As far as the flow, it’s not as slow and meandering as you might imagine from that. Certainly, the show takes its time with its material, but I never felt bored, or like this amount of time didn’t need to be taken. A slice of life show is always poised very carefully between two falls: on one side, it doesn’t do enough to really suck you in and you get bored. On the other, it does too much and becomes soap opera melodrama, losing the relatable nature that it wanted to have. Iroduku walks the line expertly, and never strays from its balance. This means that every episode does move, and pull you along with it… it just does so in a way that’s more trying to be a window on people than following a well-defined path.

And, as a bonus, the show is gorgeous. Both the color and black and white expertly convey what they want to, the wonder of the full world, the light and darkness of Hitomi’s that’s captured in Shou’s photography as well and has its own odd beauty at times, and especially the near rapture of Hitomi seeing color in her dreary gray existence.

So, what are the show’s faults, then? Well, for one, it’s kind of an exercise in foregone conclusions. When you hear the idea that this is a romance where the leading lady is back in time to her grandmother’s time, you kind of know that this only ends two ways: time loop or mild tragedy. And you can’t expect the former if you spend even a couple minutes taking in the town of Iroduku, so that leaves the latter. On another note, there’s the fact that the magic is, ultimately, window dressing as I said at the start.

Because let’s take a look at the basic story: A girl is sad. She gets sent somewhere else to live with family, hangs out, makes new friends, comes to believe in herself, falls in love, but ultimately has to go back home earlier than she had hoped. This could be done with geography as easily as with chronology, and that’s kind of a shame. True, we do at least see a good deal of magic out of this world once Kohaku is on the case, but because this is a world where magic is present and public and yet hasn’t changed history or how normal people live their lives, there’s little sense of it being important or impactful.

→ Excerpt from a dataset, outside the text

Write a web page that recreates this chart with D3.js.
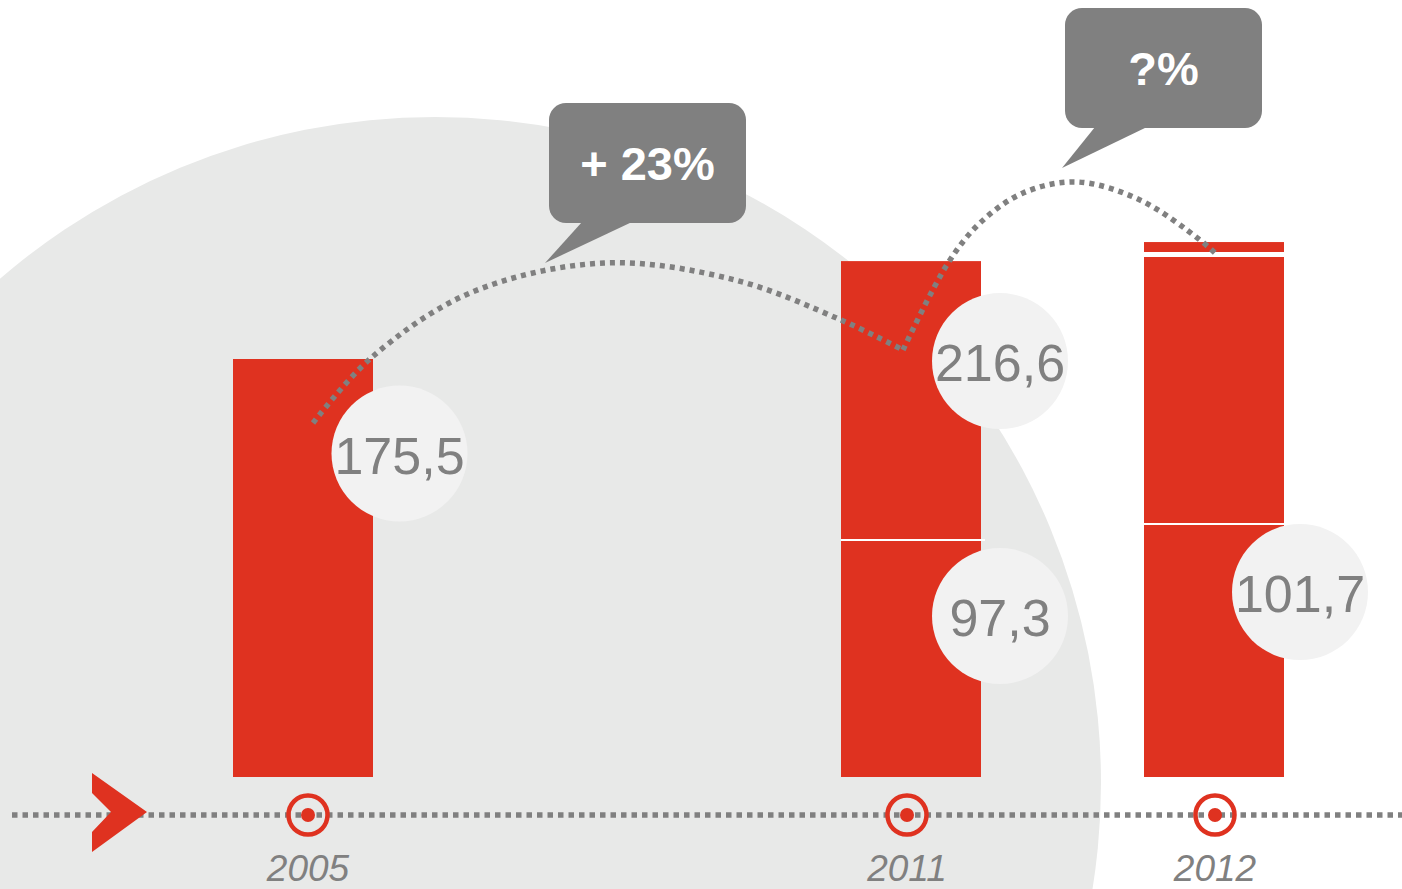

Further, Hitomi doesn’t largely relate to her peers like she’s back in time. She’s in high school, she should know some degree of history or civics from sixty years in the past. And aside from that, she should be used to a different kind of life than she has to live in. Imagine if you were transported 60 years into the past. Even if we’re going to assume you can’t cheat the stock market or alter major world events, there’s still going to be a huge culture shock that Iroduku just… never addresses. Hitomi notices she’s out of her AI assistant’s service area and then just lives like a modern high school girl, not one who would have reams of technical knowledge and learned patterns of life that don’t fit in. Perhaps that material would have been a distraction, but it means that the time travel magic aspect isn’t really used.

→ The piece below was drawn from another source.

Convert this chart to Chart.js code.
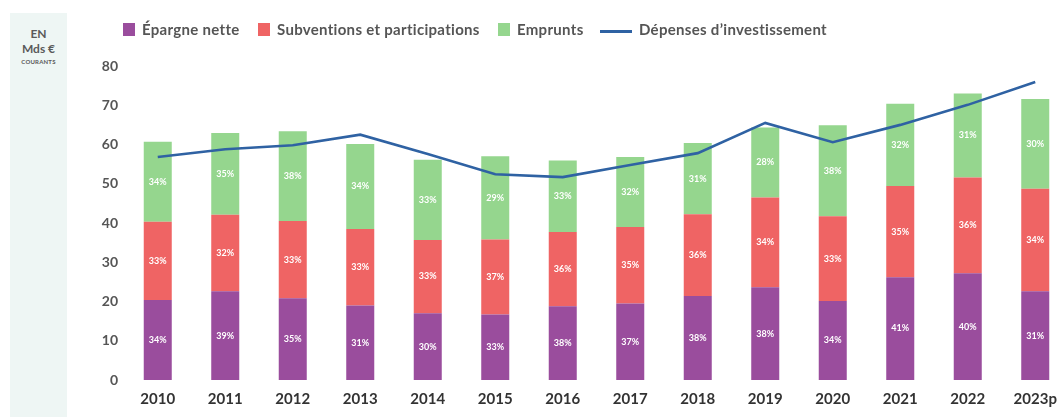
<!DOCTYPE html>
<html>
<head>
<meta charset="utf-8">
<script src="https://cdn.jsdelivr.net/npm/chart.js@4.4.1/dist/chart.umd.min.js"></script>
<style>
  html, body { margin: 0; padding: 0; width: 1060px; height: 417px; overflow: hidden; background: #fff; }
  #side { position: absolute; left: 10px; top: 13px; width: 57px; height: 404px; background: #eef6f4;
          font-family: Lato, sans-serif; color: #5a5a5a; text-align: center; font-weight: bold; }
  #side .a { font-size: 12px; line-height: 15px; margin-top: 13px; }
  #side .b { font-size: 6px; line-height: 8px; margin-top: 2px; letter-spacing: 0.2px; }
  #legend { position: absolute; left: 0; top: 20px; width: 1060px; height: 20px;
            font-family: Lato, sans-serif; font-weight: bold; font-size: 15px; color: #555; letter-spacing: 0.3px; }
  #legend .item { position: absolute; top: 0; display: flex; align-items: center; height: 18px; white-space: nowrap; }
  #legend .sw { width: 12px; height: 13px; margin-right: 7px; }
  #legend .ln { width: 32px; height: 3px; margin-right: 7px; margin-top: 4px; }
  #wrap { position: absolute; left: 0; top: 0; width: 1075px; height: 417px; }
</style>
</head>
<body>
<div id="side"><div class="a">EN<br>Mds €</div><div class="b">COURANTS</div></div>
<div id="wrap"><canvas id="chart"></canvas></div>
<div id="legend"></div>
<script>
// données (Mds € courants)
var years = ['2010', '2011', '2012', '2013', '2014', '2015', '2016', '2017', '2018', '2019', '2020', '2021', '2022', '2023p'];
var epargne = [20.4, 22.6, 20.8, 19.0, 17.0, 16.7, 18.8, 19.5, 21.4, 23.6, 20.1, 26.2, 27.2, 22.6];
var subventions = [19.9, 19.5, 19.7, 19.5, 18.7, 19.1, 18.9, 19.5, 20.8, 22.9, 21.6, 23.2, 24.4, 26.1];
var emprunts = [20.4, 20.8, 22.9, 21.6, 20.4, 21.2, 18.2, 17.8, 18.2, 17.8, 23.2, 21.0, 21.4, 22.9];
var depenses = [56.8, 58.8, 59.8, 62.5, 57.6, 52.4, 51.7, 54.8, 57.8, 65.5, 60.6, 65.0, 70.1, 75.9];

// parts affichées dans les barres
var pctEpargne = ['34%', '39%', '35%', '31%', '30%', '33%', '38%', '37%', '38%', '38%', '34%', '41%', '40%', '31%'];
var pctSubventions = ['33%', '32%', '33%', '33%', '33%', '37%', '36%', '35%', '36%', '34%', '33%', '35%', '36%', '34%'];
var pctEmprunts = ['34%', '35%', '38%', '34%', '33%', '29%', '33%', '32%', '31%', '28%', '38%', '32%', '31%', '30%'];

var yTicks = [0, 10, 20, 30, 40, 50, 60, 70, 80];

var purple = '#9a4d9d';
var red = '#ef6464';
var green = '#95d68e';
var blue = '#2f62a3';

var series = [
  { label: 'Épargne nette', data: epargne, color: purple, pct: pctEpargne },
  { label: 'Subventions et participations', data: subventions, color: red, pct: pctSubventions },
  { label: 'Emprunts', data: emprunts, color: green, pct: pctEmprunts }
];

// legend (html), x of each entry
var legX = [123, 258, 498, 600];
var leg = document.getElementById('legend');
series.forEach(function(s, i) {
  leg.innerHTML += '<div class="item" style="left:' + legX[i] + 'px"><div class="sw" style="background:' + s.color + '"></div>' + s.label + '</div>';
});
leg.innerHTML += '<div class="item" style="left:' + legX[3] + 'px"><div class="ln" style="background:' + blue + '"></div>Dépenses d\u2019investissement</div>';

var datasets = series.map(function(s) {
  return {
    type: 'bar',
    label: s.label,
    data: s.data,
    backgroundColor: s.color,
    stack: 'fin',
    order: 1,
    barPercentage: 0.415,
    categoryPercentage: 1
  };
});
datasets.push({
  type: 'line',
  label: 'Dépenses d\u2019investissement',
  data: depenses,
  borderColor: blue,
  borderWidth: 2.6,
  pointRadius: 0,
  tension: 0,
  stack: 'dep',
  order: 0
});

// pourcentages dans les barres
var pctPlugin = {
  id: 'pct',
  afterDatasetsDraw: function(chart) {
    var ctx = chart.ctx;
    ctx.save();
    ctx.fillStyle = '#fff';
    ctx.font = 'bold 9px Lato, sans-serif';
    ctx.textAlign = 'center';
    ctx.textBaseline = 'middle';
    series.forEach(function(s, i) {
      chart.getDatasetMeta(i).data.forEach(function(bar, j) {
        ctx.fillText(s.pct[j], bar.x, (bar.y + bar.base) / 2);
      });
    });
    ctx.restore();
  }
};

new Chart(document.getElementById('chart'), {
  data: { labels: years, datasets: datasets },
  plugins: [pctPlugin],
  options: {
    responsive: true,
    maintainAspectRatio: false,
    animation: false,
    layout: { padding: { top: 66, right: 6, bottom: 0, left: 0 } },
    plugins: { legend: { display: false }, tooltip: { enabled: false } },
    scales: {
      x: {
        stacked: true,
        grid: { display: false, drawTicks: false },
        border: { display: false },
        ticks: { color: '#333', padding: 10, font: { family: 'Lato', weight: 'bold', size: 15 } },
        afterFit: function(s) { s.height = 37; }
      },
      y: {
        stacked: true,
        min: 0,
        max: 80,
        grid: { display: false, drawTicks: false },
        border: { display: false },
        afterBuildTicks: function(s) { s.ticks = yTicks.map(function(v) { return { value: v }; }); },
        ticks: { color: '#555', padding: 6, font: { family: 'Lato', weight: 'bold', size: 14 } },
        afterFit: function(s) { s.width = 124; }
      }
    }
  }
});
</script>
</body>
</html>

And continuing on, Hitomi is now peers with her grandmother and living with ancestors she probably never met. But, outside of having to be gently taught to not call Kohaku “granny”, she never interacts them like there’s a special bond. She reacts to them the exact same way she would to somewhat distant relations (in the case of her elders) or a cousin she knows (in the case of Kohaku), the same way the main character in Flying Witch relates to the relatives she’s rooming with. There is a huge missed opportunity to create something odd and special in how Hitomi relates with people.

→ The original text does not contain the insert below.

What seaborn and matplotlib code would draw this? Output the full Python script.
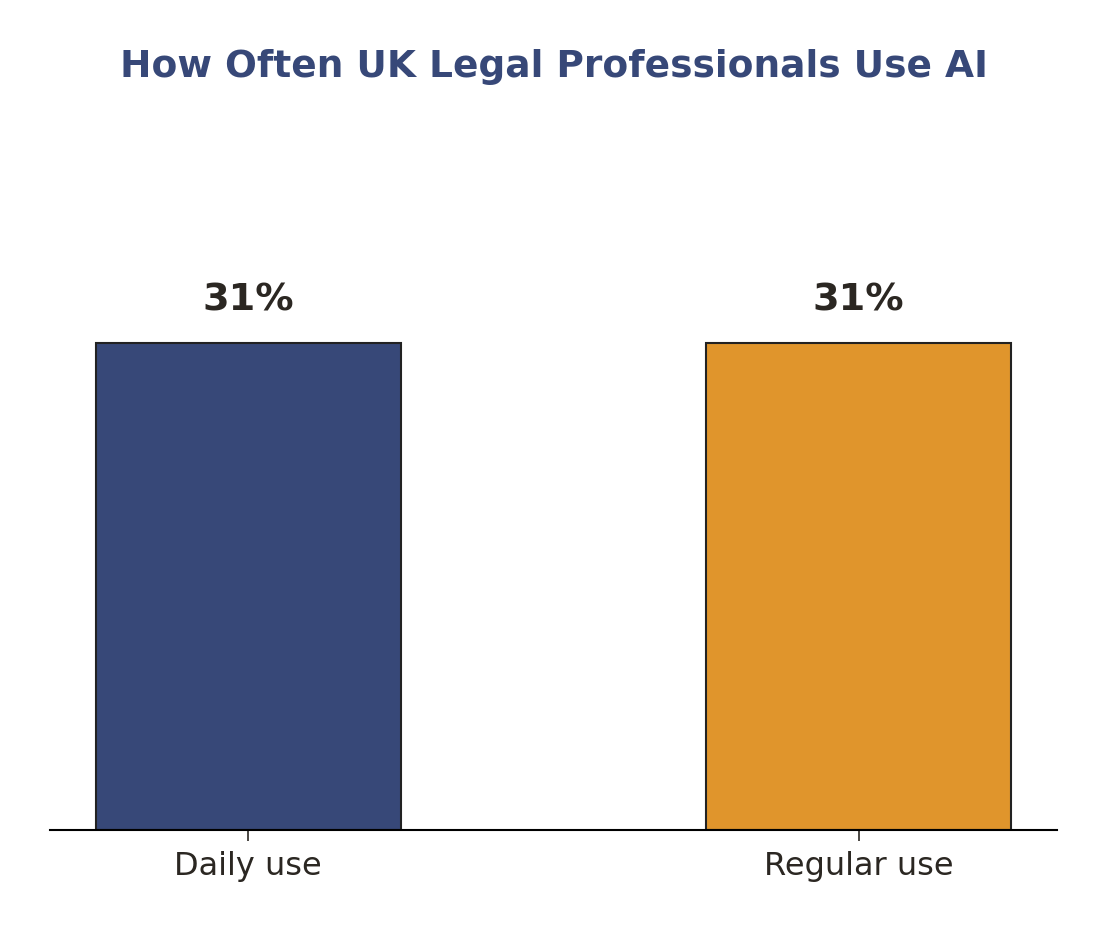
import matplotlib
matplotlib.use("Agg")
import matplotlib.pyplot as plt
import seaborn as sns
import pandas as pd

categories = ["Daily use", "Regular use"]
values = [31, 31]
labels = ["31%", "31%"]
colors = ["#374878", "#E0952C"]

sns.set_theme(style="white")
plt.rcParams['font.family'] = ['DejaVu Sans']

df = pd.DataFrame({"cat": categories, "val": values})
fig = plt.figure(figsize=(11.07, 9.31), dpi=100)
ax = fig.add_axes([50/1107, 1-830/931, 1007/1107, 628/931])
sns.barplot(data=df, x="cat", y="val", hue="cat", palette=colors, width=0.5,
            edgecolor="#222222", linewidth=1.5, legend=False, ax=ax, saturation=1)
ax.set_xlim(-0.325, 1.325)
ax.set_ylim(0, 40)
for i, (v, l) in enumerate(zip(values, labels)):
    ax.text(i, v + 1.55, l, ha="center", va="bottom", fontsize=27.5, fontweight="bold", color="#2b2722")
ax.set_xlabel("")
ax.set_ylabel("")
ax.set_yticks([])
for s in ["top", "right", "left"]:
    ax.spines[s].set_visible(False)
ax.spines["bottom"].set_color("black")
ax.spines["bottom"].set_linewidth(1.5)
ax.tick_params(axis="x", bottom=True, length=8, width=1.2, color="#2b2722", labelsize=23, labelcolor="#2b2722", pad=7)
fig.text(554/1107, 1-67/931, "How Often UK Legal Professionals Use AI", ha="center", va="center",
         fontsize=27, fontweight="bold", color="#374878")
fig.savefig("out.png", dpi=100)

All in all, I think Iroduku sifts out to an A-. It’s a fine slice of life that shows you can do slice of life without doing Slice of Nothing, and it’s a pretty show that is great to just watch… but it’s also a show that doesn’t quite live up to its potential. What we get is good, mind you – an A- is still an A-ranked grade, and thus quite high – but there’s a sting of might-have-been that’s not about the lost first love at the end. I’d really recommend the show as it stands, I just have to go on and wonder.